Some of Giles’s critique of Piketty gets at this problem. For instance, he calls into question Piketty’s finding that wealth inequality is rising throughout Western Europe, a result which he says depends on a particular series of assumptions and choices that Piketty made.7
Of course, Giles’s methodological choices can be scrutinized, too. Perhaps there’s some reasonable set of assumptions under which wealth inequality is not rising at all in Western Europe, another under which it’s increasing modestly, and a third under which it’s increasing substantially.

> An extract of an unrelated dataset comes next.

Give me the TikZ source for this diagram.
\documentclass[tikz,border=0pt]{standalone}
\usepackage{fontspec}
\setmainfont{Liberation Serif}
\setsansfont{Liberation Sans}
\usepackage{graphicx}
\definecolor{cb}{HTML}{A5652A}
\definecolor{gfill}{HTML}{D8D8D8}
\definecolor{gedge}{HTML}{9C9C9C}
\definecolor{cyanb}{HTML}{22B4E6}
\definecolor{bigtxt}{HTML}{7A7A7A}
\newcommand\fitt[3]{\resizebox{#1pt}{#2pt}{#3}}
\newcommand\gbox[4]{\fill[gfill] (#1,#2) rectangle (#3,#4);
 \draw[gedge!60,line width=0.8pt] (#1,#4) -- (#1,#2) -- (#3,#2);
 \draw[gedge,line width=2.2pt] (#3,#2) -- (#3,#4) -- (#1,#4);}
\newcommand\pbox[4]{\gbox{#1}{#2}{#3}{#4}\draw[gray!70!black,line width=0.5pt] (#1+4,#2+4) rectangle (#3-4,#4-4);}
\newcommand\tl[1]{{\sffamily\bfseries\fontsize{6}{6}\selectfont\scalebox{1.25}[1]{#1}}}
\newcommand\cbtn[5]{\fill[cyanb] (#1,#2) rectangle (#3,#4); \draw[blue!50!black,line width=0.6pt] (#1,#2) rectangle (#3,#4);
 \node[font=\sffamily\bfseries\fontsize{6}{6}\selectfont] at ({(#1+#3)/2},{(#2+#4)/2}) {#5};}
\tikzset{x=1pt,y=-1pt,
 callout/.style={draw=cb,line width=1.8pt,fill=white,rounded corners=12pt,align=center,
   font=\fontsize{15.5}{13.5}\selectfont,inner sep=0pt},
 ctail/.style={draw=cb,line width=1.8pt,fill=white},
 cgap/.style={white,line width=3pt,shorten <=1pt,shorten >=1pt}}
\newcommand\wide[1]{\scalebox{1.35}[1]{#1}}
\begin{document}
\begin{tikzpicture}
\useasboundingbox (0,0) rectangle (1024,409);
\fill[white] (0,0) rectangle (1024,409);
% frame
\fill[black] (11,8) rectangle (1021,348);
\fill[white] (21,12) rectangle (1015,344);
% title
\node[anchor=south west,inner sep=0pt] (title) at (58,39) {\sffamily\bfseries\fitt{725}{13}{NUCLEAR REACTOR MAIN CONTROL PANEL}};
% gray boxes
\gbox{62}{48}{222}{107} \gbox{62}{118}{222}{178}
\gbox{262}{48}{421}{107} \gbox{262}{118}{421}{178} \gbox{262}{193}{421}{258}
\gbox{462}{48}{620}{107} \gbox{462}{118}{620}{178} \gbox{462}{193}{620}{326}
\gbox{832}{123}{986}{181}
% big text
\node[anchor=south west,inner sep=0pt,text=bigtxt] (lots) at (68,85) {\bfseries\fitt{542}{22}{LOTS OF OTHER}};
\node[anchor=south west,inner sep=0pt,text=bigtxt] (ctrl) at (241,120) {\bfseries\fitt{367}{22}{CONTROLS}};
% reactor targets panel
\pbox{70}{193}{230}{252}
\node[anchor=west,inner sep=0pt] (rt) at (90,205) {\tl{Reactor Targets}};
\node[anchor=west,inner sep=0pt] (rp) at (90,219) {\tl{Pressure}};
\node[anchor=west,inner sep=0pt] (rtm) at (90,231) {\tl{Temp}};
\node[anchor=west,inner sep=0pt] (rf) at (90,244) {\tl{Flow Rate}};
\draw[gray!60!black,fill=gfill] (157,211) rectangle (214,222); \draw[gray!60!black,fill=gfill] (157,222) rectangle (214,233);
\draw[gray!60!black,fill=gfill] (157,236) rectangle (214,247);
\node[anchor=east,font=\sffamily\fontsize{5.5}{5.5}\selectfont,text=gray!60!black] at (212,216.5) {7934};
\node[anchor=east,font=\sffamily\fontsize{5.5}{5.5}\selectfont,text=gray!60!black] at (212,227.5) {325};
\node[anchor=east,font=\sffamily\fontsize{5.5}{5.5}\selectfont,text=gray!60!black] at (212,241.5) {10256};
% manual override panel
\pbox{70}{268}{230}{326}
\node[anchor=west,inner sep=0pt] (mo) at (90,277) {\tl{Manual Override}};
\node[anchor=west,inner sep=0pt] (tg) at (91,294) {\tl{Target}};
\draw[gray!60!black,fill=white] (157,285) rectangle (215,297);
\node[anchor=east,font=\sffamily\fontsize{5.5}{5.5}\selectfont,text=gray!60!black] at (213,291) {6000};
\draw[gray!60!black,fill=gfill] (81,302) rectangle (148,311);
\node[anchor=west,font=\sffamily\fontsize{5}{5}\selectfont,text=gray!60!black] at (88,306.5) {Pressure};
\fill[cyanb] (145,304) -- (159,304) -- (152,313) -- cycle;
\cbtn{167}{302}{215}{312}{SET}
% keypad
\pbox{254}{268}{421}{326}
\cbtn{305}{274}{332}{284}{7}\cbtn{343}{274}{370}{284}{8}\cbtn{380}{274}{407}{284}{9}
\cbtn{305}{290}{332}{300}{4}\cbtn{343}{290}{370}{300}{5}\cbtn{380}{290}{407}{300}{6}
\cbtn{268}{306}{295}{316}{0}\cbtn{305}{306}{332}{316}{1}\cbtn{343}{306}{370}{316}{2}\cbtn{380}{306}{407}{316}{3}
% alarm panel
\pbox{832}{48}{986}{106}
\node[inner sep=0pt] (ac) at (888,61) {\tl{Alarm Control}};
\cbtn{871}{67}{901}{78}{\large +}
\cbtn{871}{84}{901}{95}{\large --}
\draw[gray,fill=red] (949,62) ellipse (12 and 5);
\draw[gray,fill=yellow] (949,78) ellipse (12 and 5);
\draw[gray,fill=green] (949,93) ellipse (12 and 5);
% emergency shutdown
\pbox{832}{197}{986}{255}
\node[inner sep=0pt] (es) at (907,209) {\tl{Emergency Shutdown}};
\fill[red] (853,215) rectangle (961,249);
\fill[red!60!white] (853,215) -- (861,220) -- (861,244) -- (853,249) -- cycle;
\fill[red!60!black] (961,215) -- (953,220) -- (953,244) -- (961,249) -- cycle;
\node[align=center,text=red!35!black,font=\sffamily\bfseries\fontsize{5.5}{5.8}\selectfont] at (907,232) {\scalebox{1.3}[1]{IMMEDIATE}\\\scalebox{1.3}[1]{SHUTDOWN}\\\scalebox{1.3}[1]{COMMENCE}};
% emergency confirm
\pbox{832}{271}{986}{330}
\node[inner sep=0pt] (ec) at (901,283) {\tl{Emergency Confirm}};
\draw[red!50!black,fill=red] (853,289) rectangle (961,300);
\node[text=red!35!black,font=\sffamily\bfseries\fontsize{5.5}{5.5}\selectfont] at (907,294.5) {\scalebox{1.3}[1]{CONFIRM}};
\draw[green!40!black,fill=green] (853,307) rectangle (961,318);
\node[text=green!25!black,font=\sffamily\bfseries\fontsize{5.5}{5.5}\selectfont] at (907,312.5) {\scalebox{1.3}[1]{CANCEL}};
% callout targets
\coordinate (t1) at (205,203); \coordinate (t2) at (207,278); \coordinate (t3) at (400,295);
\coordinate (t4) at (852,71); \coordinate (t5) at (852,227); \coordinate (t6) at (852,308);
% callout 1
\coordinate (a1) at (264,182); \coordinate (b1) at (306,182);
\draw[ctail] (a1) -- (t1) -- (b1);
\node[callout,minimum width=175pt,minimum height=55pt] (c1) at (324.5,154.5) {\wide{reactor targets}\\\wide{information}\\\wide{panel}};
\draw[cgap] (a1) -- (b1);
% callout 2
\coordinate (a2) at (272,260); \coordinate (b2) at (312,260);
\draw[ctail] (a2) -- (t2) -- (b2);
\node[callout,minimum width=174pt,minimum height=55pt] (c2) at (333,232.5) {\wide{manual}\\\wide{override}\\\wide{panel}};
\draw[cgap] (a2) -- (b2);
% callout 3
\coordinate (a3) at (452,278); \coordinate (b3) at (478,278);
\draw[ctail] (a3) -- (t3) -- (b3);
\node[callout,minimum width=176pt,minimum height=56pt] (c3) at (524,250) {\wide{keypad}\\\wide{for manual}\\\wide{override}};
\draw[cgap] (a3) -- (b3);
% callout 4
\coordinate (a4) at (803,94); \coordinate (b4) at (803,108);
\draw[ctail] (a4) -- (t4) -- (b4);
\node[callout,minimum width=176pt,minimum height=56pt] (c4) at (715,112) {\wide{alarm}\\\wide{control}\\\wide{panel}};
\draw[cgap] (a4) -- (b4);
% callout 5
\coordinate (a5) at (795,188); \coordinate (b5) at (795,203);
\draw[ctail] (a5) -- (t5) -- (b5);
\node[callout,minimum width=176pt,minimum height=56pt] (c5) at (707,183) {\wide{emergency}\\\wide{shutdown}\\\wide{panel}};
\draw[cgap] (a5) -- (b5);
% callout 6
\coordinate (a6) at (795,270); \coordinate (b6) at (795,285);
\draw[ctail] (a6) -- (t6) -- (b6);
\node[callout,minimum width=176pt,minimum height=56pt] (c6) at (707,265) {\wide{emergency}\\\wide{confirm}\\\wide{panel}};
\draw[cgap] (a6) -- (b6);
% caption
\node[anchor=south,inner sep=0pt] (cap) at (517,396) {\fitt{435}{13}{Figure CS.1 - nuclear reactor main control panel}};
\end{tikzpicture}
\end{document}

In the medium term, the better test might be one of research that’s built up from scratch and largely independently of both Piketty and Giles. How robust are their findings to reasonable changes in data and assumptions?8
And in the long run, the best test might be whether Piketty’s hypothesis makes a good prediction about wealth inequality, i.e. whether wealth inequality continues to rise. The prediction won’t be as easy to evaluate as election forecasts are.9 Still, Piketty’s book comes closer to making a testable prediction than much other macroeconomic work.

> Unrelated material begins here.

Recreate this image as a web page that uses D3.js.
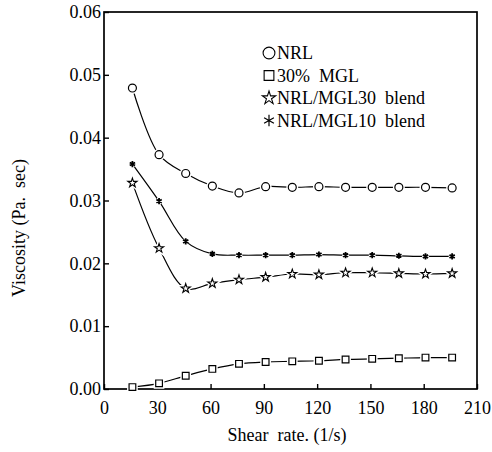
<!DOCTYPE html>
<html>
<head>
<meta charset="utf-8">
<script src="https://cdn.jsdelivr.net/npm/d3@7"></script>
<style>
  body { margin: 0; background: #fff; }
</style>
</head>
<body>
<div id="vis"></div>
<script>
// shear rate (1/s)
const shearRate = [16, 31, 46, 61, 76, 91, 106, 121, 136, 151, 166, 181, 196];
// viscosity (Pa. sec)
const nrl    = [0.0479, 0.0373, 0.0343, 0.0323, 0.0312, 0.0322, 0.0321, 0.0322, 0.0321, 0.0321, 0.0321, 0.0321, 0.0320];
const mgl    = [0.0003, 0.0009, 0.0021, 0.0032, 0.0040, 0.0043, 0.0044, 0.0045, 0.0047, 0.0048, 0.0049, 0.0050, 0.0050];
const mgl30  = [0.0328, 0.0224, 0.0160, 0.0168, 0.0174, 0.0178, 0.0183, 0.0182, 0.0185, 0.0185, 0.0184, 0.0183, 0.0184];
const mgl10  = [0.0358, 0.0299, 0.0235, 0.0215, 0.0213, 0.0213, 0.0213, 0.0214, 0.0213, 0.0213, 0.0212, 0.0211, 0.0211];
const xTicks = [0, 30, 60, 90, 120, 150, 180, 210];
const yTicks = [0, 0.01, 0.02, 0.03, 0.04, 0.05, 0.06];
const labels = ['NRL', '30%  MGL', 'NRL/MGL30  blend', 'NRL/MGL10  blend'];

const FONT = 'Liberation Serif';

const series = [
  { name: labels[0], values: nrl,   symbol: d3.symbolCircle,   size: 50, fill: '#fff', sw: 1.2 },
  { name: labels[1], values: mgl,   symbol: d3.symbolSquare,   size: 45, fill: '#fff', sw: 1.2 },
  { name: labels[2], values: mgl30, symbol: d3.symbolStar,     size: 26, fill: '#fff', sw: 1.1 },
  { name: labels[3], values: mgl10, symbol: d3.symbolAsterisk, size: 26, fill: 'none', sw: 1.8 }
];

const width = 492, height = 452;
const svg = d3.select('#vis').append('svg')
  .attr('width', width)
  .attr('height', height);

const x = d3.scaleLinear().domain([0, 210]).range([104, 477]);
const y = d3.scaleLinear().domain([0, 0.06]).range([389, 12]);

// frame
svg.append('rect')
  .attr('x', x(0)).attr('y', y(0.06))
  .attr('width', x(210) - x(0)).attr('height', y(0) - y(0.06))
  .attr('fill', 'none').attr('stroke', '#000').attr('stroke-width', 1.7);

// axes, ticks pointing inward
const xAxis = svg.append('g')
  .attr('transform', `translate(0,${y(0)})`)
  .call(d3.axisBottom(x).tickValues(xTicks).tickSizeInner(-5).tickSizeOuter(0).tickPadding(12));
const yAxis = svg.append('g')
  .attr('transform', `translate(${x(0)},0)`)
  .call(d3.axisLeft(y).tickValues(yTicks).tickFormat(d3.format('.2f')).tickSizeInner(-5).tickSizeOuter(0).tickPadding(3));

[xAxis, yAxis].forEach(g => {
  g.attr('font-family', FONT).attr('font-size', 18);
  g.select('.domain').remove();
  g.selectAll('line').attr('stroke', '#000').attr('stroke-width', 1.4);
  g.selectAll('text')
    .attr('font-family', FONT)
    .attr('font-size', 18)
    .attr('fill', '#000');
});

// axis titles
svg.append('text')
  .attr('x', 287).attr('y', 441)
  .attr('text-anchor', 'middle')
  .attr('font-family', FONT)
  .attr('font-size', 18)
  .text('Shear\u00a0\u00a0rate.\u00a0(1/s)');

svg.append('text')
  .attr('transform', 'translate(25,228) rotate(-90)')
  .attr('text-anchor', 'middle')
  .attr('font-family', FONT)
  .attr('font-size', 18)
  .text('Viscosity (Pa.\u00a0\u00a0sec)');

// curves
const line = d3.line()
  .x((d, i) => x(shearRate[i]))
  .y(d => y(d))
  .curve(d3.curveCatmullRom.alpha(0.5));

series.forEach(s => {
  svg.append('path')
    .datum(s.values)
    .attr('d', line)
    .attr('fill', 'none')
    .attr('stroke', '#000')
    .attr('stroke-width', 1.2);

  const g = svg.append('g');
  // white halo to leave gaps around markers
  g.selectAll('.halo')
    .data(s.values)
    .join('path')
      .attr('class', 'halo')
      .attr('transform', (d, i) => `translate(${x(shearRate[i])},${y(d)})`)
      .attr('d', d3.symbol(s.symbol, s.size))
      .attr('fill', '#fff')
      .attr('stroke', '#fff')
      .attr('stroke-width', 4);
  g.selectAll('.mark')
    .data(s.values)
    .join('path')
      .attr('class', 'mark')
      .attr('transform', (d, i) => `translate(${x(shearRate[i])},${y(d)})`)
      .attr('d', d3.symbol(s.symbol, s.size))
      .attr('fill', s.fill)
      .attr('stroke', '#000')
      .attr('stroke-width', s.sw);
});

// legend
const legend = svg.append('g').attr('transform', 'translate(269,53)');
const legendSize = [110, 95, 55, 90];
series.forEach((s, i) => {
  const row = legend.append('g').attr('transform', `translate(0,${i * 22.5})`);
  row.append('path')
    .attr('d', d3.symbol(s.symbol, legendSize[i]))
    .attr('fill', s.fill === 'none' ? 'none' : '#fff')
    .attr('stroke', '#000')
    .attr('stroke-width', i === 3 ? 1.2 : 1.1);
  row.append('text')
    .attr('x', 8).attr('dy', '0.35em')
    .attr('font-family', FONT)
    .attr('font-size', 18)
    .text(s.name.replace(/ /g, '\u00a0'));
});
</script>
</body>
</html>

Science is messy, and the social sciences are messier than the hard sciences. Research findings based on relatively new and novel data sets (like Piketty’s) are subject to one set of problems — the data itself will have been less well scrutinized and is more likely to contain errors, small and large. Research on well-worn datasets are subject to another. Such data is probably in better shape, but if researchers are coming to some new and novel conclusions from it, that may reflect some flaw in their interpretation or analysis.
The closest thing to a solution is to remain appropriately skeptical, perhaps especially when the research finding is agreeable to you. A lot of apparently damning critiques prove to be less so when you assume from the start that data analysis and empirical research, like other forms of intellectual endeavor, are not free from human error. Nonetheless, once the dust settles, it seems likely that both Piketty and Giles will have moved us toward an improved understanding of wealth inequality and its implications.